James Comey, director of the US Federal Bureau of Investigation (FBI), told American lawmakers on Sunday that newly discovered emails concerning an investigation into Democratic presidential candidate Hillary Clinton's use of a private email server during her tenure as state secretary do not warrant charges.
Clinton's Communications director Jennifer Palmieri told reporters: "We're glad this matter is resolved." At Clinton's Ohio rally with basketball superstar LeBron James, however, the issue went unmentioned.
US Republican Jason Chaffetz, who has led a Congressional investigation into the case, said that Comey informed him and other lawmakers of federal investigators' conclusions.
Last month, Comey informed members of Congress that the bureau discovered new emails that warranted a review of his conclusion's in July.
The emails were discovered during a separate investigation of former Congressman Anthony Weiner, the estranged husband of top Clinton aide Huma Abedin, sources close to the investigation told American newspaper "The New York Times."
Comey was strongly criticized by officials, the White House and Clinton's campaign for not providing further information when he notified Congress of the new emails.
Officials in the US Justice Department said the move is inconsistent with department policy which directs against actions which could be viewed as affecting the election or helping a candidate, an official said.
Clinton campaign spokesman Brian Fallon said he welcomed the FBI's latest conclusion concerning the emails.
"We were always confident nothing would cause the July decision to be revisited.

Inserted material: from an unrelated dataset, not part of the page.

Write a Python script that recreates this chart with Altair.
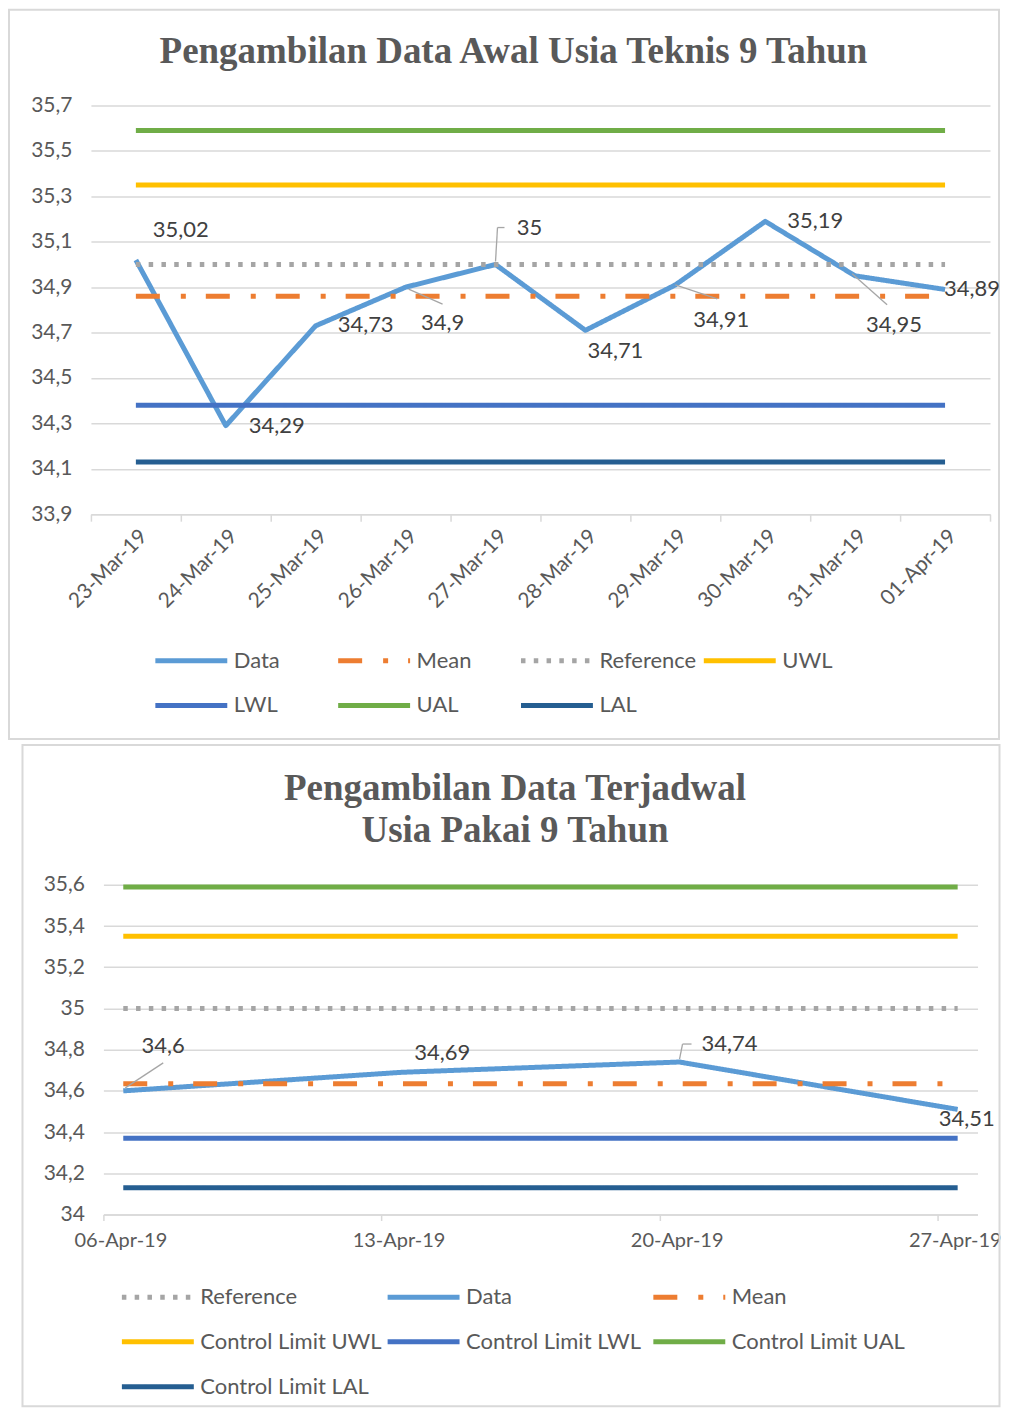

Now Director Comey has confirmed it," Fallon said.
Following the news on Sunday, however, Republican presidential candidate Donald Trump accused the FBI of impropriety. At a rally in the Detroit suburbs, Trump said it would have been impossible for the FBI to review what has been reported to be as many as 650,000 emails in such short a time.
"Hillary Clinton is guilty. She knows it, The FBI knows it. The people know it," Trump said, insisting that the former secretary of state was being protected by "a rigged system."
The US is set to vote for the next US president on Tuesday, November 8.